▶ SET TASK: Take the lines of the data below from the very first through the line containing "n = len(categories)" and output them exactly, pictures excluded.
::: EXTRACTED MATERIAL
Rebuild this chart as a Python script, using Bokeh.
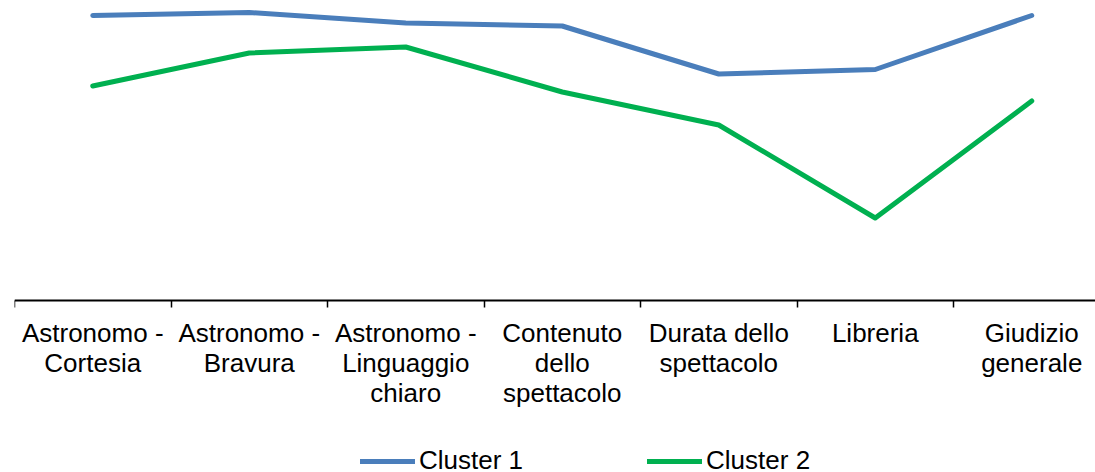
from bokeh.plotting import figure
from bokeh.models import Range1d, FixedTicker, Legend, LegendItem, LinearAxis
from bokeh.embed import file_html
from bokeh.resources import INLINE

categories = ["Astronomo -\nCortesia", "Astronomo -\nBravura", "Astronomo -\nLinguaggio\nchiaro",
              "Contenuto\ndello\nspettacolo", "Durata dello\nspettacolo", "Libreria", "Giudizio\ngenerale"]
cluster1 = [4.90, 4.92, 4.85, 4.83, 4.51, 4.54, 4.90]
cluster2 = [4.43, 4.65, 4.69, 4.39, 4.17, 3.55, 4.33]
y_base = 3.0

FONT = "Liberation Sans"
xs = list(range(len(categories)))
n = len(categories)

W, H = 1095, 472
LEFT = 14
p = figure(width=W, height=H, output_backend="svg", toolbar_location=None,
           x_range=Range1d(-0.5, -0.5 + (W - LEFT) / 156.5),
           y_range=Range1d(5 - H / 150, 5.0),
           x_axis_location=None, y_axis_location=None, min_border_left=LEFT, min_border_right=0,
           min_border_top=0, min_border_bottom=0)
p.outline_line_color = None
p.xgrid.visible = False
p.ygrid.visible = False

r1 = p.line(xs, cluster1, line_color="#4A7EBB", line_width=5, line_join="round", line_cap="round")
r2 = p.line(xs, cluster2, line_color="#00B050", line_width=5, line_join="round", line_cap="round")

# split the multi-line category labels into rows, one axis per row
rows = [c.split("\n") for c in categories]
nrows = max(len(r) for r in rows)
standoffs = [10, 47, 77]
for k in range(nrows):
    ax = LinearAxis(fixed_location=y_base)
    ax.ticker = FixedTicker(ticks=xs, minor_ticks=[i - 0.5 for i in range(n + 1)])
    ax.major_label_overrides = {i: (rows[i][k] if k < len(rows[i]) else "") for i in xs}
    ax.major_tick_line_color = None
    ax.major_tick_out = 0
    ax.major_tick_in = 0
    ax.minor_tick_in = 0
    ax.major_label_text_font = FONT
    ax.major_label_text_font_size = "26px"
    ax.major_label_text_color = "#000000"
    ax.major_label_standoff = standoffs[k]
    if k == 0:
        ax.minor_tick_out = 7
        ax.minor_tick_line_color = "#000000"
        ax.minor_tick_line_width = 1.5
        ax.axis_line_color = "#000000"
        ax.axis_line_width = 2
    else:
        ax.minor_tick_out = 0
        ax.minor_tick_line_color = None
        ax.axis_line_color = None
    p.add_layout(ax, "below")

legend = Legend(items=[LegendItem(label="Cluster 1", renderers=[r1]),
                       LegendItem(label="Cluster 2", renderers=[r2])],
                orientation="horizontal", location=(346, -4))
legend.glyph_width = 55
legend.glyph_height = 20
legend.label_standoff = 4
legend.spacing = 124
legend.padding = 0
legend.margin = 0
legend.border_line_color = None
legend.background_fill_alpha = 0
legend.label_text_font = FONT
legend.label_text_font_size = "26px"
legend.label_text_color = "#000000"
p.add_layout(legend, "center")

open("out.html", "w").write(file_html(p, INLINE))
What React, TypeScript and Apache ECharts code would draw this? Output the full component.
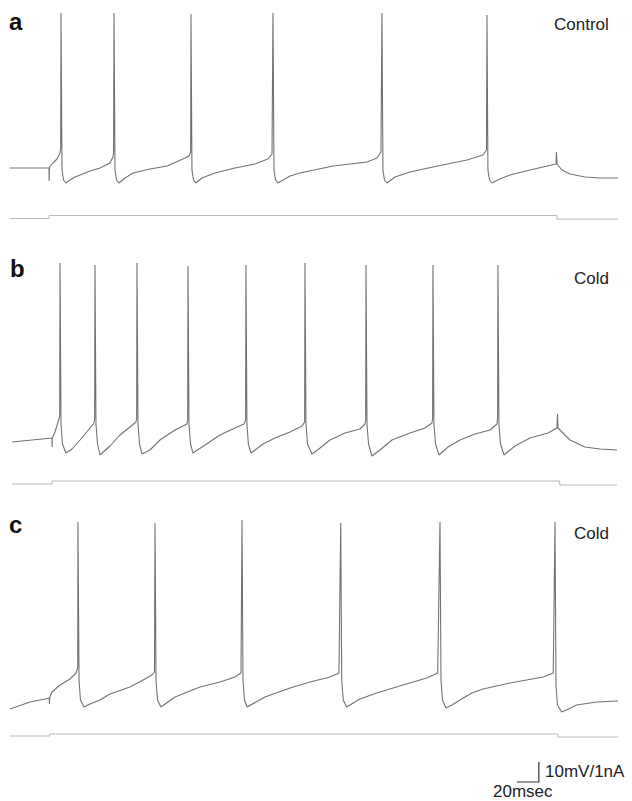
::::::
▶ ANSWER TO THIS PROBLEM:
Rebuild this chart as a Python script, using Bokeh.
from bokeh.plotting import figure
from bokeh.models import Range1d, FixedTicker, Legend, LegendItem, LinearAxis
from bokeh.embed import file_html
from bokeh.resources import INLINE

categories = ["Astronomo -\nCortesia", "Astronomo -\nBravura", "Astronomo -\nLinguaggio\nchiaro",
              "Contenuto\ndello\nspettacolo", "Durata dello\nspettacolo", "Libreria", "Giudizio\ngenerale"]
cluster1 = [4.90, 4.92, 4.85, 4.83, 4.51, 4.54, 4.90]
cluster2 = [4.43, 4.65, 4.69, 4.39, 4.17, 3.55, 4.33]
y_base = 3.0

FONT = "Liberation Sans"
xs = list(range(len(categories)))
n = len(categories)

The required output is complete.